Case Study: Navigating BTK Revascularization in the Epicenter of a Pandemic
A 77-year-old woman with a history of diabetes mellitus, hypertension, and hyperlipidemia presented to her podiatrist with a history of a medial heel wound and was referred for revascularization. Due to concerns of COVID-19, she delayed seeking treatment until she had experienced progressive pain for nearly a month. Although revascularization is considered an essential hospital-based procedure during the ongoing pandemic, she was treated in our outpatient facility in northern New Jersey.
Antegrade femoral access was obtained using a 4-F sheath. Initial angiography of the infrapopliteal arteries showed segmental occlusion of the tibioperoneal trunk and proximal posterior tibial artery, and neither the anterior tibial nor peroneal arteries were patent (Figure 1). As the occlusion was unable to be crossed from an antegrade approach, transpedal access was obtained with successful guidewire rendezvous within the posterior tibial artery.
Infrapopliteal vessel diameter is especially challenging to accurately assess angiographically.
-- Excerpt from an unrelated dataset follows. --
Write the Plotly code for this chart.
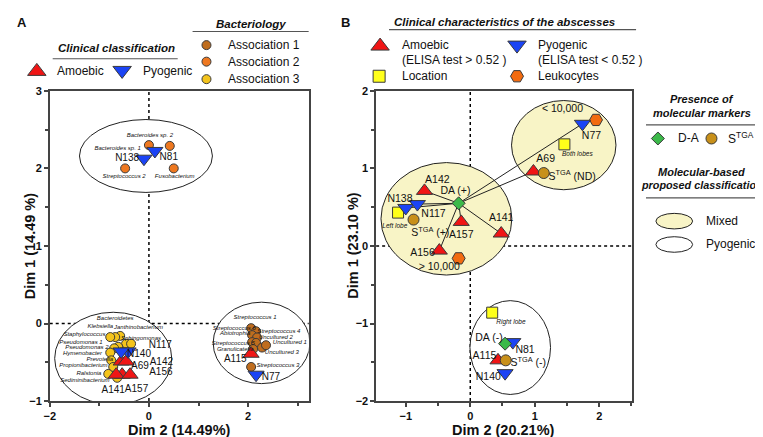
import plotly.graph_objects as go

FONT = "Arial, Liberation Sans, sans-serif"

# ---------------- Panel A data ----------------
a_amoebic_id = ["A69", "A142", "A156", "A141", "A157", "A115"]
a_amoebic_x = [-0.56, -0.46, -0.54, -0.66, -0.38, 2.06]
a_amoebic_y = [-0.49, -0.49, -0.66, -0.66, -0.66, -0.39]
a_amoebic_lx = [-0.18, 0.25, 0.24, -0.72, -0.25, 1.74]
a_amoebic_ly = [-0.55, -0.50, -0.63, -0.86, -0.85, -0.46]

a_pyogenic_id = ["N138", "N81", "N117", "N140", "N77"]
a_pyogenic_x = [-0.10, 0.12, -0.42, -0.56, 2.16]
a_pyogenic_y = [2.125, 2.225, -0.36, -0.36, -0.66]
a_pyogenic_lx = [-0.44, 0.40, 0.23, -0.20, 2.46]
a_pyogenic_ly = [2.125, 2.14, -0.29, -0.40, -0.69]

assoc1_taxa = ["Streptococcus 1", "Streptococcus 4", "Streptococcus 6", "Abiotrophia",
               "Streptococcus 5", "Uncultured 2", "Granulicatella", "Uncultured 3",
               "Uncultured 1", "Streptococcus 3"]
assoc1_x = [2.06, 2.16, 2.08, 2.18, 2.08, 2.16, 2.10, 2.28, 2.36, 2.06]
assoc1_y = [-0.06, -0.10, -0.15, -0.18, -0.24, -0.25, -0.33, -0.31, -0.28, -0.56]
assoc1_lx = [2.14, 2.62, 1.72, 1.74, 1.70, 2.56, 1.74, 2.68, 2.84, 2.60]
assoc1_ly = [0.075, -0.10, -0.06, -0.125, -0.26, -0.18, -0.34, -0.375, -0.25, -0.54]

assoc2_taxa = ["Bacteroides sp. 1", "Bacteroides sp. 2", "Streptococcus 2", "Fusobacterium"]
assoc2_x = [0.00, 0.42, -0.48, 0.50]
assoc2_y = [2.30, 2.29, 2.00, 2.00]
assoc2_lx = [-0.63, 0.02, -0.50, 0.52]
assoc2_ly = [2.26, 2.43, 1.90, 1.90]

assoc3_taxa = ["Bacteroidetes", "Klebsiella", "Janthinobacterium", "Staphylococcus",
               "Sphingomonas", "Pseudomonas 1", "Pseudomonas 2", "Hymenobacter",
               "Prevotella", "Propionibacterium", "Ralstonia", "Sediminibacterium"]
assoc3_x = [-0.58, -0.68, -0.46, -0.78, -0.36, -0.62, -0.70, -0.78, -0.76, -0.72, -0.82, -0.64]
assoc3_y = [-0.16, -0.175, -0.26, -0.175, -0.26, -0.30, -0.32, -0.375, -0.475, -0.56, -0.65, -0.70]
assoc3_lx = [-0.68, -0.98, -0.21, -1.30, -0.16, -1.37, -1.25, -1.34, -0.99, -1.32, -1.21, -1.29]
assoc3_ly = [0.06, -0.04, -0.055, -0.14, -0.19, -0.24, -0.31, -0.39, -0.46, -0.54, -0.64, -0.74]

# groups (ellipses) in panel A: centre x, centre y, width, height
a_group_cx = [-0.06, -0.72, 2.27]
a_group_cy = [2.16, -0.45, -0.25]
a_group_w = [2.68, 2.36, 1.95]
a_group_h = [0.94, 1.19, 1.05]

# ---------------- Panel B data ----------------
b_amoebic_id = ["A142", "A157", "A141", "A156", "A69", "A115"]
b_amoebic_x = [-0.71, -0.14, 0.48, -0.48, 0.98, 0.43]
b_amoebic_y = [0.71, 0.31, 0.16, -0.06, 0.96, -1.475]
b_amoebic_lx = [-0.51, -0.14, 0.48, -0.74, 1.17, 0.22]
b_amoebic_ly = [0.85, 0.14, 0.35, -0.10, 1.11, -1.43]

b_pyogenic_id = ["N138", "N117", "N77", "N81", "N140"]
b_pyogenic_x = [-1.00, -0.82, 1.74, 0.66, 0.54]
b_pyogenic_y = [0.49, 0.54, 1.575, -1.24, -1.64]
b_pyogenic_lx = [-1.09, -0.57, 1.88, 0.85, 0.28]
b_pyogenic_ly = [0.60, 0.41, 1.41, -1.34, -1.70]

location_id = ["Left lobe", "Both lobes", "Right lobe"]
location_x = [-1.12, 1.46, 0.34]
location_y = [0.43, 1.31, -0.86]
location_lx = [-1.17, 1.66, 0.63]
location_ly = [0.25, 1.175, -0.99]

leuko_id = ["> 10,000", "< 10,000"]
leuko_x = [-0.18, 1.95]
leuko_y = [-0.16, 1.625]
leuko_lx = [-0.48, 1.43]
leuko_ly = [-0.275, 1.76]

da_id = ["DA (+)", "DA (-)"]
da_x = [-0.18, 0.54]
da_y = [0.55, -1.26]
da_lx = [-0.23, 0.29]
da_ly = [0.71, -1.19]

stga_id = ["S<sup>TGA</sup> (+)", "S<sup>TGA</sup> (ND)", "S<sup>TGA</sup> (-)"]
stga_x = [-0.88, 1.14, 0.55]
stga_y = [0.34, 0.94, -1.475]
stga_lx = [-0.62, 1.58, 0.90]
stga_ly = [0.16, 0.89, -1.52]

# samples linked to the DA (+) marker
da_links = ["A142", "N138", "N117", "A157", "A141", "A156", "A69", "N77"]

# molecular-based classification ellipses: centre x, centre y, width, height, class
b_group_cx = [-0.37, 1.45, 0.62]
b_group_cy = [0.35, 1.30, -1.31]
b_group_w = [2.03, 1.62, 1.25]
b_group_h = [1.45, 1.15, 1.21]
b_group_cls = ["Mixed", "Mixed", "Pyogenic"]

# ---------------- styles ----------------
RED = "#f01515"
BLUE = "#1b44f5"
YEL = "#ffff1a"
HEX = "#f26b10"
GREEN = "#3cb94a"
STGA = "#c8901a"
AS1 = "#bf6d1e"
AS2 = "#ee7820"
AS3 = "#f4c41c"
MIXED = "#f8f4c6"
OUT = dict(color="#3a3a3a", width=1)

fig = go.Figure()

def markers(x, y, sym, color, size, xa, ya, line=OUT):
    fig.add_trace(go.Scatter(x=x, y=y, mode="markers", xaxis=xa, yaxis=ya,
                             marker=dict(symbol=sym, color=color, size=size, line=line),
                             hoverinfo="skip", showlegend=False))

def labels(x, y, txt, size, xa, ya, italic=False):
    fig.add_trace(go.Scatter(x=x, y=y, mode="text", text=txt, xaxis=xa, yaxis=ya,
                             textposition="middle center",
                             textfont=dict(family=FONT, size=size, color="#111",
                                           style="italic" if italic else "normal"),
                             hoverinfo="skip", showlegend=False))

# ---- Panel A ----
for cx, cy, w, h in zip(a_group_cx, a_group_cy, a_group_w, a_group_h):
    fig.add_shape(type="circle", xref="x", yref="y", x0=cx - w / 2, x1=cx + w / 2,
                  y0=cy - h / 2, y1=cy + h / 2, line=dict(color="#222", width=1),
                  fillcolor="white", layer="below")
markers(assoc1_x, assoc1_y, "circle", AS1, 9, "x", "y")
markers(assoc2_x, assoc2_y, "circle", AS2, 9, "x", "y")
markers(assoc3_x, assoc3_y, "circle", AS3, 9, "x", "y")
markers(a_amoebic_x, a_amoebic_y, "triangle-up", RED, 14, "x", "y")
markers(a_pyogenic_x, a_pyogenic_y, "triangle-down", BLUE, 14, "x", "y")
labels(assoc1_lx, assoc1_ly, assoc1_taxa, 6, "x", "y", italic=True)
labels(assoc2_lx, assoc2_ly, assoc2_taxa, 6, "x", "y", italic=True)
labels(assoc3_lx, assoc3_ly, assoc3_taxa, 6, "x", "y", italic=True)
labels(a_amoebic_lx, a_amoebic_ly, a_amoebic_id, 10, "x", "y")
labels(a_pyogenic_lx, a_pyogenic_ly, a_pyogenic_id, 10, "x", "y")

# ---- Panel B ----
for cx, cy, w, h, c in zip(b_group_cx, b_group_cy, b_group_w, b_group_h, b_group_cls):
    fig.add_shape(type="circle", xref="x2", yref="y2", x0=cx - w / 2, x1=cx + w / 2,
                  y0=cy - h / 2, y1=cy + h / 2, line=dict(color="#222", width=1),
                  fillcolor=MIXED if c == "Mixed" else "white", layer="below")

# dotted reference lines
for xa, ya in [("x", "y"), ("x2", "y2")]:
    fig.add_shape(type="line", xref=xa, yref=ya + " domain", x0=0, x1=0, y0=0, y1=1,
                  line=dict(color="black", width=1.5, dash="dot"), layer="below")
    fig.add_shape(type="line", xref=xa + " domain", yref=ya, x0=0, x1=1, y0=0, y1=0,
                  line=dict(color="black", width=1.5, dash="dot"), layer="below")

all_id = b_amoebic_id + b_pyogenic_id
all_x = b_amoebic_x + b_pyogenic_x
all_y = b_amoebic_y + b_pyogenic_y
lx, ly = [], []
for name in da_links:
    i = all_id.index(name)
    lx += [da_x[0], all_x[i], None]
    ly += [da_y[0], all_y[i], None]
fig.add_trace(go.Scatter(x=lx, y=ly, mode="lines", xaxis="x2", yaxis="y2",
                         line=dict(color="#222", width=1), hoverinfo="skip", showlegend=False))

markers(location_x, location_y, "square", YEL, 11, "x2", "y2")
markers(leuko_x, leuko_y, "hexagon2", HEX, 13, "x2", "y2")
markers(b_amoebic_x, b_amoebic_y, "triangle-up", RED, 14, "x2", "y2")
markers(b_pyogenic_x, b_pyogenic_y, "triangle-down", BLUE, 14, "x2", "y2")
markers(stga_x, stga_y, "circle", STGA, 11, "x2", "y2")
markers(da_x, da_y, "diamond", GREEN, 10, "x2", "y2")

labels(b_amoebic_lx, b_amoebic_ly, b_amoebic_id, 10.5, "x2", "y2")
labels(b_pyogenic_lx, b_pyogenic_ly, b_pyogenic_id, 10.5, "x2", "y2")
labels(location_lx, location_ly, location_id, 6.5, "x2", "y2", italic=True)
labels(leuko_lx, leuko_ly, leuko_id, 10.5, "x2", "y2")
labels(da_lx, da_ly, da_id, 10.5, "x2", "y2")
labels(stga_lx, stga_ly, stga_id, 10.5, "x2", "y2")

# ---------------- legends (overlay, pixel coordinates) ----------------
def lg_marker(px, py, sym, color, size):
    markers([px], [py], sym, color, size, "x3", "y3")

def txt(px, py, s, size=12, anchor="left", bold=False, italic=False, angle=0):
    if bold:
        s = "<b>" + s + "</b>"
    if italic:
        s = "<i>" + s + "</i>"
    fig.add_annotation(x=px, y=py, xref="x3", yref="y3", text=s, showarrow=False,
                       xanchor=anchor, yanchor="middle", textangle=angle,
                       font=dict(family=FONT, size=size, color="#111"))

def hline(x0, x1, y):
    fig.add_shape(type="line", xref="x3", yref="y3", x0=x0, x1=x1, y0=y, y1=y,
                  line=dict(color="#555", width=1.2))

txt(8, 9, "A", 13, "center", bold=True)
txt(334, 9, "B", 13, "center", bold=True)

txt(103, 35, "Clinical classification", 11.5, "center", bold=True, italic=True)
hline(39, 165, 46)
lg_marker(23, 59, "triangle-up", RED, 16)
txt(41, 59, "Amoebic", 12)
lg_marker(109, 58, "triangle-down", BLUE, 16)
txt(128, 59, "Pyogenic", 12)

txt(239, 10, "Bacteriology", 11.5, "center", bold=True, italic=True)
hline(180, 297, 18)
for yy, col, name in [(32, AS1, "Association 1"), (49, AS2, "Association 2"), (67, AS3, "Association 3")]:
    lg_marker(194, yy, "circle", col, 9)
    txt(214, yy, name, 12)

txt(494, 8, "Clinical characteristics of the abscesses", 11.5, "center", bold=True, italic=True)
hline(378, 627, 16)
lg_marker(369, 33, "triangle-up", RED, 16)
txt(389, 32, "Amoebic", 12)
txt(389, 47, "(ELISA test > 0.52 )", 12)
lg_marker(507, 32, "triangle-down", BLUE, 16)
txt(526, 32, "Pyogenic", 12)
txt(526, 47, "(ELISA test < 0.52 )", 12)
lg_marker(368, 64, "square", YEL, 12)
txt(389, 64, "Location", 12)
lg_marker(507, 64, "hexagon2", HEX, 13)
txt(526, 64, "Leukocytes", 12)

txt(693, 87, "Presence of", 11, "center", bold=True, italic=True)
txt(693, 102, "molecular markers", 11, "center", bold=True, italic=True)
hline(637, 752, 114)
lg_marker(649, 128, "diamond", GREEN, 10)
txt(667, 128, "D-A", 12)
lg_marker(703, 128, "circle", STGA, 11)
txt(718, 128, "S<sup>TGA</sup>", 12)
txt(693, 162, "Molecular-based", 11, "center", bold=True, italic=True)
txt(693, 176, "proposed classification", 10.8, "center", bold=True, italic=True)
hline(637, 752, 189)
fig.add_shape(type="circle", xref="x3", yref="y3", x0=647, x1=684, y0=205, y1=221,
              line=dict(color="#222", width=1), fillcolor=MIXED)
txt(695, 213, "Mixed", 12)
fig.add_shape(type="circle", xref="x3", yref="y3", x0=647, x1=684, y0=229, y1=245,
              line=dict(color="#222", width=1), fillcolor="white")
txt(695, 237, "Pyogenic", 12)

# axis titles
txt(167, 427.5, "Dim 2 (14.49%)", 14.5, "center", bold=True)
txt(493, 427.5, "Dim 2 (20.21%)", 14.5, "center", bold=True)
txt(17, 238, "Dim 1 (14.49 %)", 14.5, "center", bold=True, angle=-90)
txt(342, 238, "Dim 1 (23.10 %)", 14.5, "center", bold=True, angle=-90)

# ---------------- axes ----------------
W, H = 763, 437
def dom_x(a, b):
    return [a / W, b / W]
def dom_y(top, bottom):
    return [1 - bottom / H, 1 - top / H]

axis_common = dict(showgrid=False, zeroline=False, showline=True, mirror=True,
                   linecolor="#444", linewidth=1.5, ticks="outside", ticklen=4,
                   tickwidth=1.5, tickcolor="#444",
                   tickfont=dict(family=FONT, size=11, color="#111", weight="bold"),
                   fixedrange=True)

fig.update_layout(
    width=W, height=H, margin=dict(l=0, r=0, t=0, b=0),
    paper_bgcolor="white", plot_bgcolor="rgba(0,0,0,0)",
    xaxis=dict(domain=dom_x(36, 297), range=[-2, 3.22], tickvals=[-2, 0, 2],
               minor=dict(ticks="outside", ticklen=3, tickcolor="#444", dtick=1, tick0=-1),
               anchor="y", **axis_common),
    yaxis=dict(domain=dom_y(79, 398), range=[-1, 3], tickvals=[-1, 0, 1, 2, 3],
               minor=dict(ticks="outside", ticklen=3, tickcolor="#444", dtick=0.5, tick0=-1),
               anchor="x", **axis_common),
    xaxis2=dict(domain=dom_x(365, 623), range=[-1.46, 2.51], tickvals=[-1, 0, 1, 2],
                minor=dict(ticks="outside", ticklen=3, tickcolor="#444", dtick=0.5, tick0=-1),
                anchor="y2", **axis_common),
    yaxis2=dict(domain=dom_y(79, 398), range=[-2, 2], tickvals=[-2, -1, 0, 1, 2],
                minor=dict(ticks="outside", ticklen=3, tickcolor="#444", dtick=0.5, tick0=-2),
                anchor="x2", **axis_common),
    xaxis3=dict(domain=[0, 1], range=[0, W], visible=False, fixedrange=True, anchor="y3"),
    yaxis3=dict(domain=[0, 1], range=[H, 0], visible=False, fixedrange=True, anchor="x3"),
)

fig.write_html("out.html")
In this case, intravascular ultrasound was used to determine the vessel diameter to guide appropriate balloon sizing and ensure maximal lumen gain for wound healing.
Postangioplasty angiography revealed a severe spiral dissection (Figure 2). We decided to treat the dissection with the Tack Endovascular System® (4F) (Intact Vascular, Inc.), which was recently approved by the FDA for post-PTA dissection repair. The Tack Endovascular System contains four 6-mm implants preloaded onto a 0.014-inch guidewire-compatible catheter. These Tack® implants treat a range of vessel diameters from 1.5 to 4.5 mm, allowing for individualized treatment in multiple BTK vessels of varying diameter with a single delivery system. Before FDA approval, the off-label use of a coronary drug-eluting stent would have been the treatment of choice.
To place the Tack implants, lines were drawn on the fluoroscopy screen to mark the intended treatment sites (Figure 3); a radiopaque ruler or roadmap overlay could also be used to plan deployment. In the case of spiral dissection, it has been my practice with the above-the-knee 6-F systems (3.5–6.0 and 4.0–8.0 mm) to place one Tack at both the proximal and distal edges and place additional Tack implants between them.
Four Tacks were placed in the proximal posterior tibial artery, beginning with the distal implant and working proximally (Figure 4). The Tacks were deployed using a careful pin-and-pull technique. After deployment, we performed postdilation with a short-length balloon and low pressure to avoid creating additional dissection.
Completion angiography showed almost complete dissection resolution with no residual stenosis of the tibioperoneal trunk nor proximal posterior tibial artery (Figure 5).
In the midst of the COVID-19 pandemic, both in timing and geography, the delayed presentation of this patient could have led to limb loss. We believe in targeted intervention to allow the greatest chance for clinical resolution and to lower the chance for hospitalization. Optimizing angioplasty with the Tack Endovascular System allows us to be more aggressive in our efforts to maximize lumen gain for wound healing.